対策として、「命の安全の確保」を最優先に、「地震発生後、4分以内で10メートルの高さまで避難する」を目指しました。自治会の避難訓練に参加し、ハザードマップを町の人たちと一緒に眺めながら、自分たちの家や活動拠点から実際に避難可能な場所を探しました。

実際に足を運び、場所を確認しました。どのルートで避難すれば安全か、移動に手助けが必要な場合はどうすれば避難可能か、などを含め、避難マニュアルを作成。DAISY(Digital Accessible Information System)を活用し、「文字」「絵」「音」で複数の感覚器官に働きかけ、障がいがあっても理解しやすくしました。

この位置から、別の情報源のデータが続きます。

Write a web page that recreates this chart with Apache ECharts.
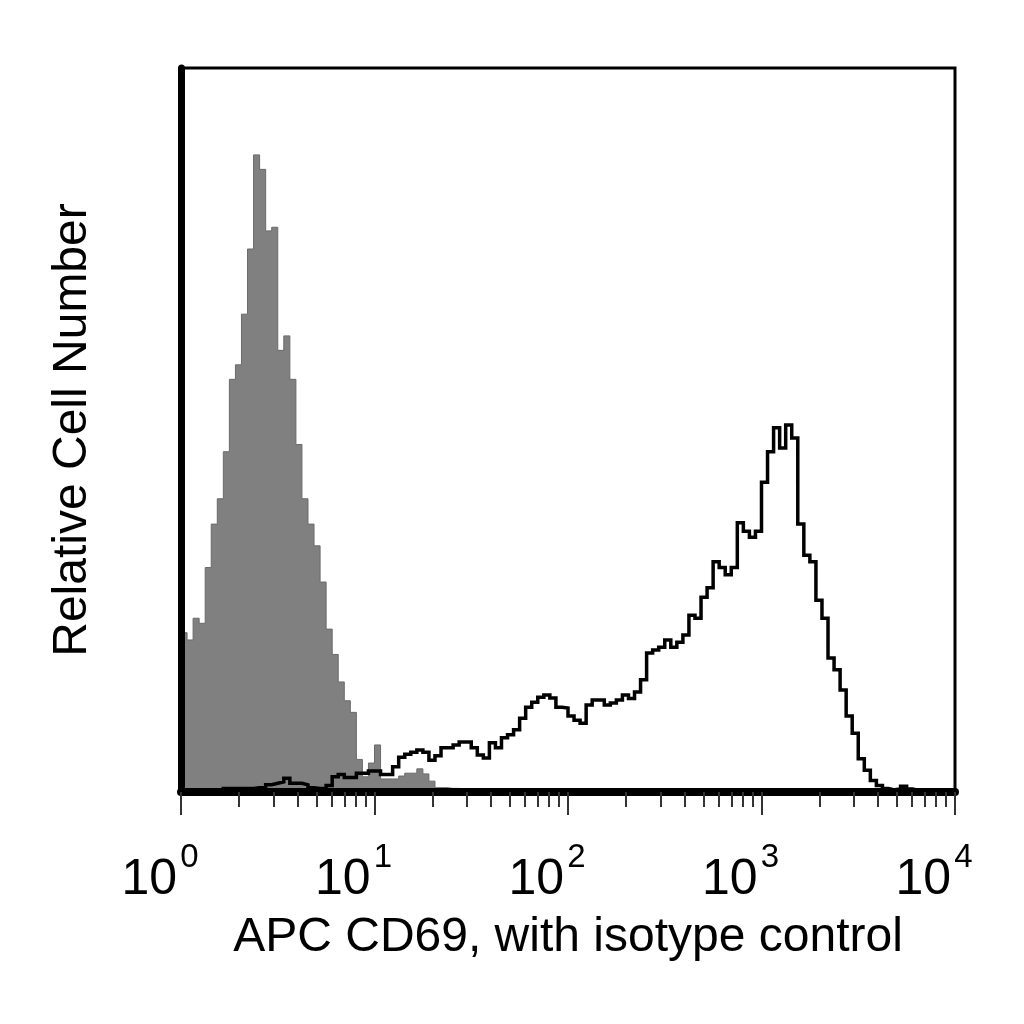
<!DOCTYPE html>
<html>
<head>
<meta charset="utf-8">
<title>APC CD69 histogram</title>
<script src="https://cdn.jsdelivr.net/npm/echarts@6/dist/echarts.min.js"></script>
<style>
    html, body { margin: 0; padding: 0; background: #fff; }
    #main { width: 1024px; height: 1024px; }
</style>
</head>
<body>
<div id="main"></div>
<script>
// histogram channels: 32 bins per decade, 10^0 .. 10^4
var binsPerDecade = 32;
var decadeExponents = ['0', '1', '2', '3', '4'];
var minorTickMultipliers = [2, 3, 4, 5, 6, 7, 8, 9];

// isotype control (filled grey)
var isotypeCounts = [
    22, 21, 24, 23.3, 31, 37, 40.5, 47, 57, 59,
    66, 75, 88, 86, 77.5, 78, 61, 63, 57, 48,
    40.5, 37, 34, 29, 22.5, 19, 15.2, 12.6, 11, 4.5,
    2.1, 4, 6.5, 1.8, 1.8, 1.8, 2.2, 2.6, 2.6, 3.2,
    2.5, 1.5, 0.6, 0.6, 0.5, 0.5, 0.4, 0.4, 0, 0,
    0, 0, 0, 0, 0, 0, 0, 0, 0, 0,
    0, 0, 0, 0, 0, 0, 0, 0, 0, 0,
    0, 0, 0, 0, 0, 0, 0, 0, 0, 0,
    0, 0, 0, 0, 0, 0, 0, 0, 0, 0,
    0, 0, 0, 0, 0, 0, 0, 0, 0, 0,
    0, 0, 0, 0, 0, 0, 0, 0, 0, 0,
    0, 0, 0, 0, 0, 0, 0, 0, 0, 0,
    0, 0, 0, 0, 0, 0, 0, 0
];

// APC CD69 stained (black outline)
var cd69Counts = [
    0, 0, 0, 0, 0, 0, 0, 0.5, 0.5, 0.5,
    0.5, 0.5, 0.6, 0.6, 1.0, 1.2, 1.4, 1.9, 1.2, 1.2,
    1.0, 0.6, 0.5, 0.5, 0.9, 2.1, 2.4, 2.0, 2.0, 2.6,
    2.6, 2.9, 2.9, 2.4, 2.4, 3.5, 4.8, 5.2, 5.5, 5.8,
    5.5, 4.4, 5.0, 6.1, 6.1, 6.5, 6.9, 6.9, 6.1, 5.1,
    4.7, 6.8, 6.1, 7.5, 7.9, 8.6, 10.2, 11.7, 12.4, 13.1,
    13.4, 13.0, 11.7, 11.6, 10.5, 9.9, 9.5, 12.0, 12.7, 12.7,
    12.0, 12.3, 12.7, 13.4, 12.9, 13.8, 15.5, 19.2, 19.6, 20.0,
    21.0, 20.0, 20.7, 21.7, 24.4, 24.0, 26.9, 28.2, 31.8, 31.0,
    30.0, 31.0, 37.2, 36.0, 35.2, 36.0, 42.8, 47.0, 50.3, 47.5,
    50.7, 48.9, 37.0, 32.7, 31.8, 26.5, 24.0, 18.5, 16.9, 14.1,
    10.5, 8.1, 4.6, 3.0, 1.6, 0.9, 0.5, 0.3, 0.4, 0.8,
    0.4, 0.2, 0.1, 0.1, 0, 0, 0, 0
];

var fontName = '"Liberation Sans", Arial, sans-serif';

var main = function () {
    var chart = echarts.init(document.getElementById('main'));

    // bin left edges in decades, plus closing edge of the last bin
    var toSteps = function (counts) {
        var pts = counts.map(function (c, i) {
            return [i / binsPerDecade, c];
        });
        pts.push([counts.length / binsPerDecade, counts[counts.length - 1]]);
        return pts;
    };

    var minorTicks = [];
    for (var d = 0; d < decadeExponents.length - 1; d++) {
        minorTickMultipliers.forEach(function (m) {
            minorTicks.push(d + Math.log10(m));
        });
    }

    var option = {
        backgroundColor: '#fff',
        animation: false,
        grid: {
            left: 181, right: 69, top: 68, bottom: 232,
            show: true, borderColor: '#000', borderWidth: 3,
            backgroundColor: 'transparent'
        },
        xAxis: [
            {
                type: 'value', min: 0, max: 4, interval: 1,
                position: 'bottom', z: 10,
                name: 'APC CD69, with isotype control',
                nameLocation: 'middle', nameGap: 122,
                nameTextStyle: { fontFamily: fontName, fontSize: 48, color: '#000' },
                axisLine: { lineStyle: { color: '#000', width: 8 } },
                axisTick: { length: 23, lineStyle: { color: '#333', width: 2 } },
                splitLine: { show: false },
                axisLabel: {
                    margin: 49, showMinLabel: true, showMaxLabel: true,
                    padding: [0, 42, 0, 0],
                    formatter: function (v) {
                        return '{b|10}{s|' + decadeExponents[Math.round(v)] + '}';
                    },
                    rich: {
                        b: { fontFamily: fontName, fontSize: 50, lineHeight: 78, color: '#000' },
                        s: { fontFamily: fontName, fontSize: 33, lineHeight: 32, verticalAlign: 'top',
                             padding: [0, 0, 0, 3], color: '#000' }
                    }
                }
            },
            {
                type: 'value', min: 0, max: 4,
                position: 'bottom', z: 10,
                axisLine: { show: false },
                axisLabel: { show: false },
                splitLine: { show: false },
                axisTick: {
                    customValues: minorTicks,
                    length: 15, lineStyle: { color: '#333', width: 2 }
                }
            }
        ],
        yAxis: {
            type: 'value', min: 0, max: 100, z: 10,
            name: 'Relative Cell Number',
            nameLocation: 'middle', nameGap: 84,
            nameTextStyle: { fontFamily: fontName, fontSize: 48, color: '#000' },
            axisLine: { show: true, lineStyle: { color: '#000', width: 7 } },
            axisTick: { show: false },
            axisLabel: { show: false },
            splitLine: { show: false }
        },
        series: [
            {
                name: 'isotype', type: 'line', step: 'end',
                showSymbol: false, silent: true,
                data: toSteps(isotypeCounts),
                lineStyle: { color: '#6a6a6a', width: 1 },
                areaStyle: { color: '#808080', opacity: 1 },
                z: 2
            },
            {
                name: 'CD69', type: 'line', step: 'end',
                showSymbol: false, silent: true,
                data: toSteps(cd69Counts),
                lineStyle: { color: '#000', width: 3.5, join: 'miter' },
                z: 3
            }
        ]
    };
    chart.setOption(option);
};

main();
</script>
</body>
</html>
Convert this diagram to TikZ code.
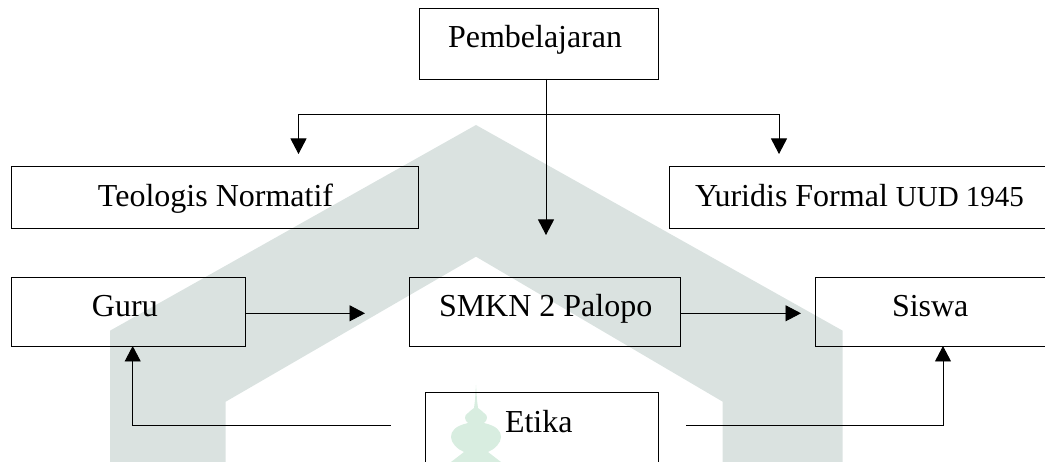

避難グッズは、精神障がいや生活習慣病に配慮し必要なものを自分たちで選定しました。

避難訓練は、「4分で10メートル」を合言葉に、自治会や町と合同の訓練にも参加、警察への協力依頼等、さまざまな人たちと協力して行いました。浦河町東町地区で開催された自治会の「一泊避難訓練」にも参加し、自己紹介をしながら振り返りをしました。町の人からの感想では「自己紹介まで、誰がべてるの人か分からなかった。実際の避難の際も協力し合えることが分かった」という声も聞けました。

こういった研究活動を繰り返し、平成23年の東日本大震災では、練習どおり、べてるメンバー全員が迅速に、安全な避難行動をとることができました。浦河の被害状況は、津波の最大波が約3メートル、港と海沿いの住宅の一部が浸水。東北の被害状況や自分たちの避難所での過ごし方を振り返り、目標を「4分で10メートル」から「4分で12メートル、地続きで避難所に行ける場所を目指す」に変更し、現在も防災活動に取り組んでいます。

まとめ

べてるでの防災活動を通じて、精神障がいなどがあっても、事前に取り組むことで迅速な避難が可能であるということが分かりました。そのために必要だったのは、「正しい知識」「情報の共有」「練習」でした。「自然災害」は、障がいの有無にかかわらず、地域で暮らす住民全員が直面する苦労です。「防災」という共通のキーワードを通じて、障がい者も地域住民も一緒に取り組むことができます。

ここ数年、障がいのある方の住まいでの防災について、全国で取り組みが進んでいます。べてるでも、地震・津波防災に加え、水害や土砂災害など、さまざまな場面を想定した「防災の研究」を今後も進めていく必要があります。